I'm just wandering is the following query valid. I have one table called professor which contains professors. Table subject contains subjects. Many-to-many relation is realized with professor_subject table, which contains professor_id and subject_id fields.
Now I need to see which professor is teaching which subject. I wrote this SQL query:
SELECT concat(professor.name, " ", professor.surname) as "Professor",
subject.name as "Subject"
FROM professor_subject, subject, professor
WHERE subject.id = subject_id
and professor.id = professor_id;
Is this query valid ? I mean, will it always do what I want ? I'm little suspicious because I didn't use JOIN keyword.
Thanks :)
No.
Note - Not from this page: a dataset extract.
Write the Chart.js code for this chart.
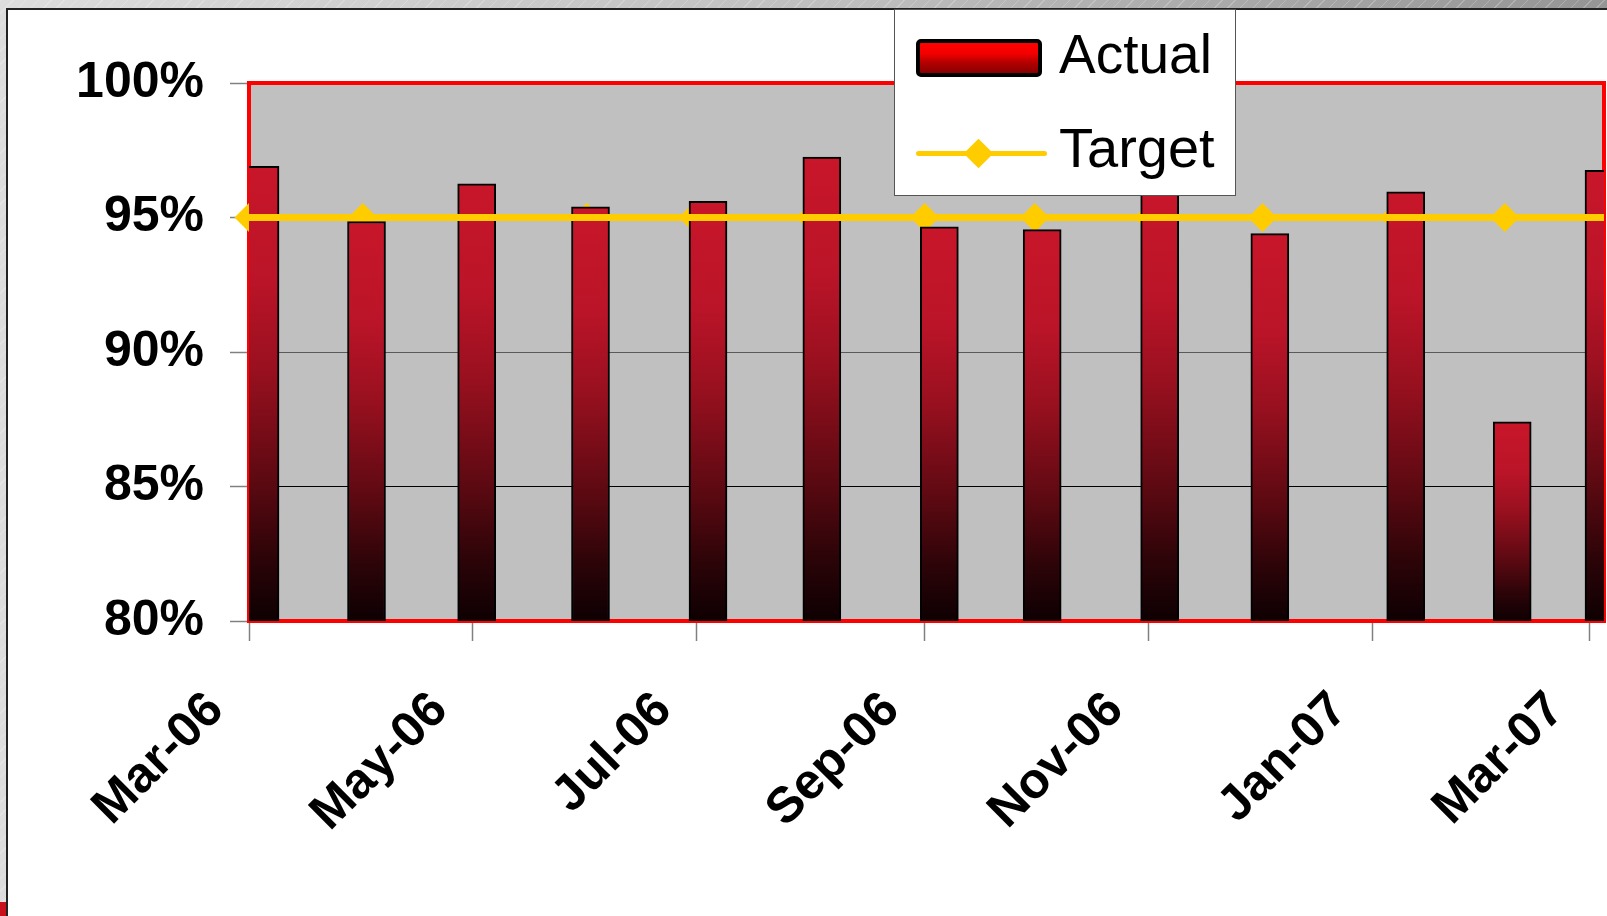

There's nothing here that correlates a professor to a subject. You're using a cross join with no criteria (not sure if subject_id and professor_id in the where clause are table values or query parameters). You need something like:
select concat(professor.name, " ", professor.surname) as "Professor",
subject.name as "Subject"
from professor
inner join professor_subject
on professor.id = professor_subject.professor_id
inner join subject
on professor_subject.subject_id = subject.id
Assuming that subject_id and professor_id are in professor_subject, you're ok. Before the JOIN keyword was available in all versions of SQL (Oracle pre-9i for example), this was how joins were done.